▶ Input for this task
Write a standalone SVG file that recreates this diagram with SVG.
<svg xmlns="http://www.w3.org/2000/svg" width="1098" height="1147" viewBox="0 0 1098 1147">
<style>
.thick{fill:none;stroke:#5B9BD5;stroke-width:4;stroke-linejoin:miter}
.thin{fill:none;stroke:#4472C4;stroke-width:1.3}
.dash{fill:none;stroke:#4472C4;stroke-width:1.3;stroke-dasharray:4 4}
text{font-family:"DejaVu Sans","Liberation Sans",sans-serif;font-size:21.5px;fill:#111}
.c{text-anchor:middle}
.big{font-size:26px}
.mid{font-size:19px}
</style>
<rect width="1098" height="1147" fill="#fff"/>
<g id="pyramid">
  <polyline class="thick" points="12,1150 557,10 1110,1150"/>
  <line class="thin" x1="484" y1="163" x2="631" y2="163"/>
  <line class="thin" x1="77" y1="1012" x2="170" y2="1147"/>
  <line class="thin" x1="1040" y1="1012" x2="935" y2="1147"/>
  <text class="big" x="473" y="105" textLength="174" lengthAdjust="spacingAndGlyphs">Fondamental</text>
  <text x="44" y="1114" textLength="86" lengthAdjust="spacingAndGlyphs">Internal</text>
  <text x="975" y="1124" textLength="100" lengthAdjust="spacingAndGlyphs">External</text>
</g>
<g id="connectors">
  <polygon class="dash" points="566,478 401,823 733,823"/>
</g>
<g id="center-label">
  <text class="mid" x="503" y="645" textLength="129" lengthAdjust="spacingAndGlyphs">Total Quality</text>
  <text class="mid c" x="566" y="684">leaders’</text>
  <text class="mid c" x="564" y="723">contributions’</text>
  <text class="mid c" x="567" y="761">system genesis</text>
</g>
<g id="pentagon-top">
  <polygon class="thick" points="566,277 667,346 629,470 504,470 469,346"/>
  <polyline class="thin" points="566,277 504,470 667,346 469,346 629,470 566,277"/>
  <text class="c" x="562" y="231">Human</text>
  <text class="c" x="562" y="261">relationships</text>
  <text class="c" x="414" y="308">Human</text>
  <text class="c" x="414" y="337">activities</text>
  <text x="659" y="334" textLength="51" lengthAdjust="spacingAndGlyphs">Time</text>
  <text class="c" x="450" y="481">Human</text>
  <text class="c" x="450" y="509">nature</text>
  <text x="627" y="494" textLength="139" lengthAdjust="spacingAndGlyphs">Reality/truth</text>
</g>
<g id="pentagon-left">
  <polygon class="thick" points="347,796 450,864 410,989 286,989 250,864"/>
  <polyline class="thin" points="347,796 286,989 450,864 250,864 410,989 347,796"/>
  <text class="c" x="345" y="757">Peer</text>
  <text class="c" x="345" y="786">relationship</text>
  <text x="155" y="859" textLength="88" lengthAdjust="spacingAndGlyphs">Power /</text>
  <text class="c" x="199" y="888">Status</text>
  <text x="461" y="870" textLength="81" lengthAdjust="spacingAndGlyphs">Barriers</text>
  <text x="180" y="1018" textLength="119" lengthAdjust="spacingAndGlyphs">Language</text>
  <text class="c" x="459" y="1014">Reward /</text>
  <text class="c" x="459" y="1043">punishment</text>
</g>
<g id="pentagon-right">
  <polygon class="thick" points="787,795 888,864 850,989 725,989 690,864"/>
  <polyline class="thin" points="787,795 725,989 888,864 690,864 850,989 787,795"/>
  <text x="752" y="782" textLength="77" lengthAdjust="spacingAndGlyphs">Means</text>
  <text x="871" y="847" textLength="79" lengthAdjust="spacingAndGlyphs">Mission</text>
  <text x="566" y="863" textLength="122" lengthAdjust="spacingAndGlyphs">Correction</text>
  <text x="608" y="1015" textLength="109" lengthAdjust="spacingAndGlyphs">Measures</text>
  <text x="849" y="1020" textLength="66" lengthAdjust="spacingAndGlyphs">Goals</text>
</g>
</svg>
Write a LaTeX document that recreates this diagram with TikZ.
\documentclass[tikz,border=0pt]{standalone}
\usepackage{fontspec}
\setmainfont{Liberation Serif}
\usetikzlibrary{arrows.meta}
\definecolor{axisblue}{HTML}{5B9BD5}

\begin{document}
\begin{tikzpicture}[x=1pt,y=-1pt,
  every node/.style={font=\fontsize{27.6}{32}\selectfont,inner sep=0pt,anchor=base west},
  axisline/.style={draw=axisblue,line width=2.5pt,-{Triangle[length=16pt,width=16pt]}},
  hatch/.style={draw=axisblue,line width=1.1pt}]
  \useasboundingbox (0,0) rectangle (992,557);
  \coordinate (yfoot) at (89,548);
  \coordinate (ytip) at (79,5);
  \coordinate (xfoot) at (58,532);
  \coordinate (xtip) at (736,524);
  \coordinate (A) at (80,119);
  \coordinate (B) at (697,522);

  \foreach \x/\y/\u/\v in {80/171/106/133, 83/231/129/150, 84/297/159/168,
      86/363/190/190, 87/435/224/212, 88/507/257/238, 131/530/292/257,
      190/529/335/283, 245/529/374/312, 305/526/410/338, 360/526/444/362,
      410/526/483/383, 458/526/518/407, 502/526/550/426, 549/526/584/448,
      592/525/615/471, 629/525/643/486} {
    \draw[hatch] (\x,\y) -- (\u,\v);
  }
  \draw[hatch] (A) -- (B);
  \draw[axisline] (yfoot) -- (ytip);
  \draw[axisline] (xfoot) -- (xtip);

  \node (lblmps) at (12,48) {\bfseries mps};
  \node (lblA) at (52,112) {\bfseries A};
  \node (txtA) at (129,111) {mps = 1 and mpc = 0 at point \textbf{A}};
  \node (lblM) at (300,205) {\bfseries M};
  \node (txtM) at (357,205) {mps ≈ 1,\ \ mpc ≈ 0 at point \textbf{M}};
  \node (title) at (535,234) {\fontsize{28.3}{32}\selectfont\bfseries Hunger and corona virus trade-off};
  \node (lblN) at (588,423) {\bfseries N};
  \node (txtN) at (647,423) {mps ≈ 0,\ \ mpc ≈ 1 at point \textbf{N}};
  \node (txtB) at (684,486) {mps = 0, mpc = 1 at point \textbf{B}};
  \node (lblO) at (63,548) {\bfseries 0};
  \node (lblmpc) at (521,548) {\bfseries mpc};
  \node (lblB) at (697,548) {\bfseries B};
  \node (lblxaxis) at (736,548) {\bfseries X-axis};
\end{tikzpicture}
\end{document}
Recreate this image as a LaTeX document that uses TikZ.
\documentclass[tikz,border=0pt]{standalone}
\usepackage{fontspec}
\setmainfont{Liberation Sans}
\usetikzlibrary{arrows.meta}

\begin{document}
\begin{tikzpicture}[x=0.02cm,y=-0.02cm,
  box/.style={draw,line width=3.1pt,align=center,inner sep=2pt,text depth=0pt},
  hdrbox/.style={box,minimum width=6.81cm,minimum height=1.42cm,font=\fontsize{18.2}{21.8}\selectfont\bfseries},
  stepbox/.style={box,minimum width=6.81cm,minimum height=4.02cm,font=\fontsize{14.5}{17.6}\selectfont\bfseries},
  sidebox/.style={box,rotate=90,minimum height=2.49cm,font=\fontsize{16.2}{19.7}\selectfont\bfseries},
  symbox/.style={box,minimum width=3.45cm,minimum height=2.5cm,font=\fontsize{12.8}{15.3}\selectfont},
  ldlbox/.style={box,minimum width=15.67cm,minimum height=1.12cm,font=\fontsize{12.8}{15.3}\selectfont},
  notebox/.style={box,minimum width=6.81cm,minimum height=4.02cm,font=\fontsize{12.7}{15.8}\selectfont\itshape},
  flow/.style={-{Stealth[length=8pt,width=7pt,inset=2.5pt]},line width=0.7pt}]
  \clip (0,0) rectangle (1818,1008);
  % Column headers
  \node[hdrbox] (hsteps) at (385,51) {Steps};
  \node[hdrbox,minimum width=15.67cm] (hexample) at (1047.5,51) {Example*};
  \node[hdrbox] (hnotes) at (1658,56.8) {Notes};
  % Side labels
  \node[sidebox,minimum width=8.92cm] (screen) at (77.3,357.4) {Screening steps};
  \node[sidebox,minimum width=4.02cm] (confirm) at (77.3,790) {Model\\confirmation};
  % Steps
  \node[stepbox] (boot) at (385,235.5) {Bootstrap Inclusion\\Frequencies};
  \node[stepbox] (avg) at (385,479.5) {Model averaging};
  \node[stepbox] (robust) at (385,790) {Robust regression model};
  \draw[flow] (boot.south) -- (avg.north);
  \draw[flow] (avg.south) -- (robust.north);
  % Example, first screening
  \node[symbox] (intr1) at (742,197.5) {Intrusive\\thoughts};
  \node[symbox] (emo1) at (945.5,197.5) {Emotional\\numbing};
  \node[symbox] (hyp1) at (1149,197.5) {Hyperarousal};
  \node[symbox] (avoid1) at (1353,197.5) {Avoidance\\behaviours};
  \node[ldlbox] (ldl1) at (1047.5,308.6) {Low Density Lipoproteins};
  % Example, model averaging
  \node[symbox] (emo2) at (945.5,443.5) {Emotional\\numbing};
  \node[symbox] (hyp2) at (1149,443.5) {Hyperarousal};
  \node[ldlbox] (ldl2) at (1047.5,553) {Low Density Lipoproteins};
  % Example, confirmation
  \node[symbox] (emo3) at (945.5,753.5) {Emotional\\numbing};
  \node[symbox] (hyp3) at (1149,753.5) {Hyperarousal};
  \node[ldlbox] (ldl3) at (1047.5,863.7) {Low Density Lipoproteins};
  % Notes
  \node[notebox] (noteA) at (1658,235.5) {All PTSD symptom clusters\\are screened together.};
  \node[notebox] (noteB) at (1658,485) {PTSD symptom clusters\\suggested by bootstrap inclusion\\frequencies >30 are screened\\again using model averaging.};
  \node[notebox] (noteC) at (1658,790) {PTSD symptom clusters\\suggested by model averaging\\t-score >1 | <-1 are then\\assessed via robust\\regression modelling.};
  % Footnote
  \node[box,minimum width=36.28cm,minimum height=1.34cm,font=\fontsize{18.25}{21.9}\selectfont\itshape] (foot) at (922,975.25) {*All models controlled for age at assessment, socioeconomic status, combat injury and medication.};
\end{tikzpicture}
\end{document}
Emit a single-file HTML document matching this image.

▶ What you should do
Your answer should be only the number of lines that hold the word "recreates".

▶ Written response
2